These teenagers really do care. A group of Huntington High School student mentors and their mentees modeled what genuine kindness means along with a sense of giving by Crocheting for a Cause and donating more than 100 hats for newborns and 15 lap blankets for patients in palliative care at St. Catherine of Siena Medical Center in Smithtown.
Veteran Huntington UFSD faculty member Eileen Gonzalez is one of the advisors for the high school’s English language learners’ scholar mentoring program and she thought this new initiative would be of value to participants.
“I was thinking of way our students could give back to the community,” Ms. Gonzalez said. “The ELL scholar mentoring program provides mentors to our English language learners who are new to the country.”
The mentors are high-achieving English language learners or former ELLs. “They are strong role models for our newcomers and ease their transition into our high school,” Ms. Gonzalez said. “They meet with their mentees to provide support, friendship and guidance on navigating life in America. I wanted the mentors to get involved in a positive activity that they could share with their mentees.”
Ms. Gonzalez wanted the mentors to get involved in a positive community-based activity that they could share with their mentees. “Serving the community was the focus,” she said. “The rest is history. Our Crochet for a Cause group started with two and steadily grew to fifteen students over the course of the project.”
When all was said and done the group crocheted over 100 hats for newborns and 15 lap blankets for patients in palliative care at St. Catherine’s of Siena Medical Center on Route 25A in Smithtown.
“I am so proud of the students,” Ms. Gonzalez said. “We met once a week, but most of the crocheting took place outside of school hours. The students were so motivated to reach our goal of 100 hats.”
Last Friday, Ilsi Martinez Euceda, a senior mentor in the program joined one of her mentees, junior Yessy Bonilla Lainez and Ms. Gonzalez to present the gifts to St. Catherine’s. Judy Goris-Moroff, the district’s director of world languages, ENL and bilingual programs also tagged along in support of the initiative.

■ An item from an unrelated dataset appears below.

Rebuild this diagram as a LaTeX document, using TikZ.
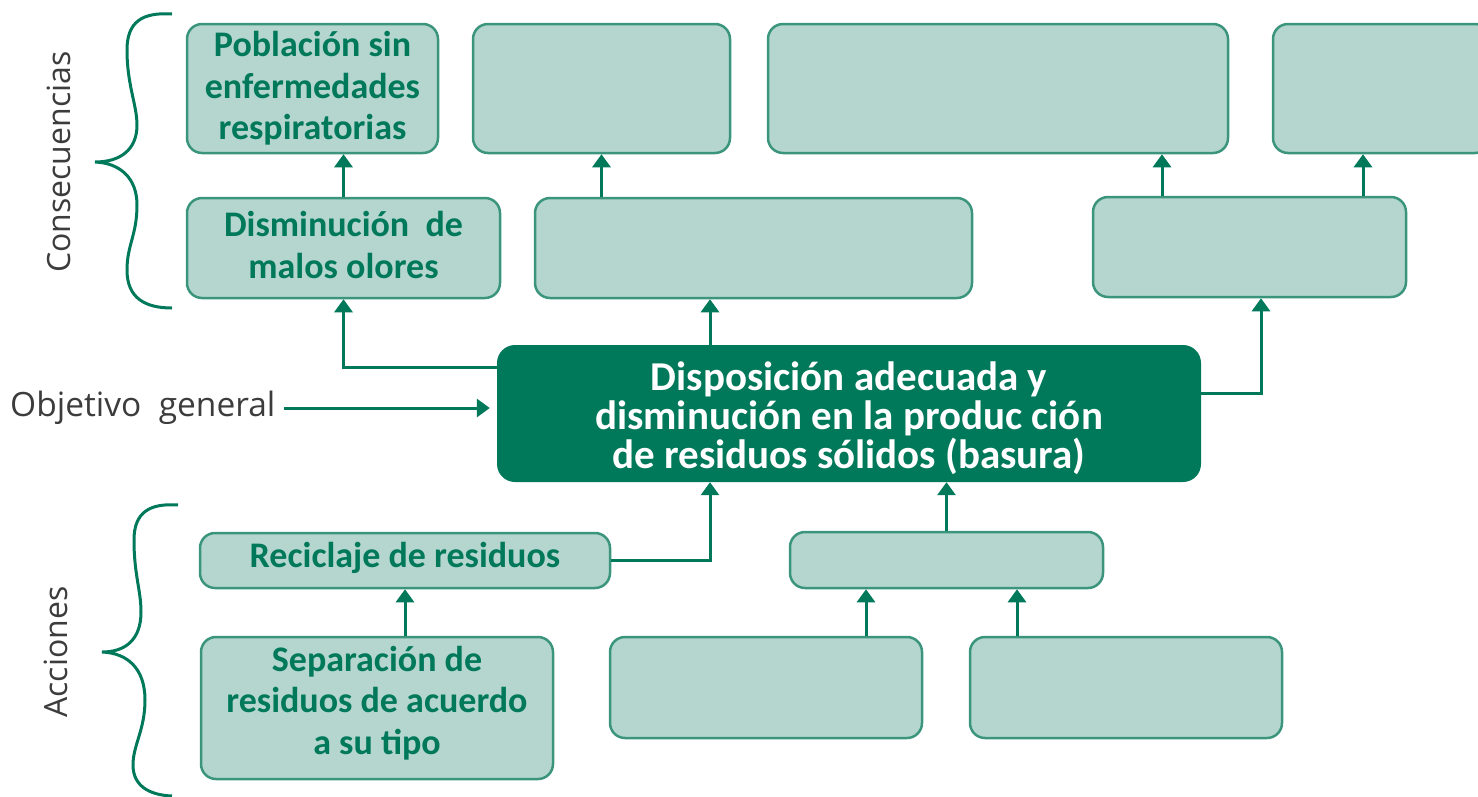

“The highlight of our visit was stopping by the maternity ward where the girls offered the hats to new moms for their newborns,” Ms. Gonzalez said. “It was such a positive experience. We will be sure to keep crocheting to make a difference in so many people’s lives.”
Ms. Gonzalez came to Huntington UFSD in 1991 to work as an English as a second language teacher. She’s had the opportunity to work several years at each grade level with experience in kindergarten through twelfth grade.
Ms. Gonzalez has taught at Huntington High School, J. Taylor Finley Middle School, Southdown Primary School, Woodhull Intermediate School, Huntington Intermediate School and Jack Abrams STEM Magnet School.
“I have had the opportunity to meet so many amazing teachers at each level and each experience has built on my role today the district’s ENL instructional coach,” Ms. Gonzalez said. “My classroom door is always open to teachers, observers and my mentees.”
Ms. Gonzalez holds two Bachelor of Arts degrees from Stony Brook University in Hispanic languages and literature and in linguistics with specialization in teaching English to speakers of other languages. She also earned a Master of Arts in Liberal Studies at Stony Brook with a focus on secondary education.
“I have served as building translator and parent liaison throughout my career bridging the gap between our Spanish-speaking community and schools,” Ms. Gonzalez said.
The longtime faculty member holds state teaching certifications in TESOL, Spanish, Italian and French.
“Coming back to the high school this year has brought me full circle in my career,” Ms. Gonzalez said. “I’m in a position to be able to help so many students who may not have that support most students have at home. The students actually call me ‘Mama Gonzo’ and know that they can come to me for help and support.”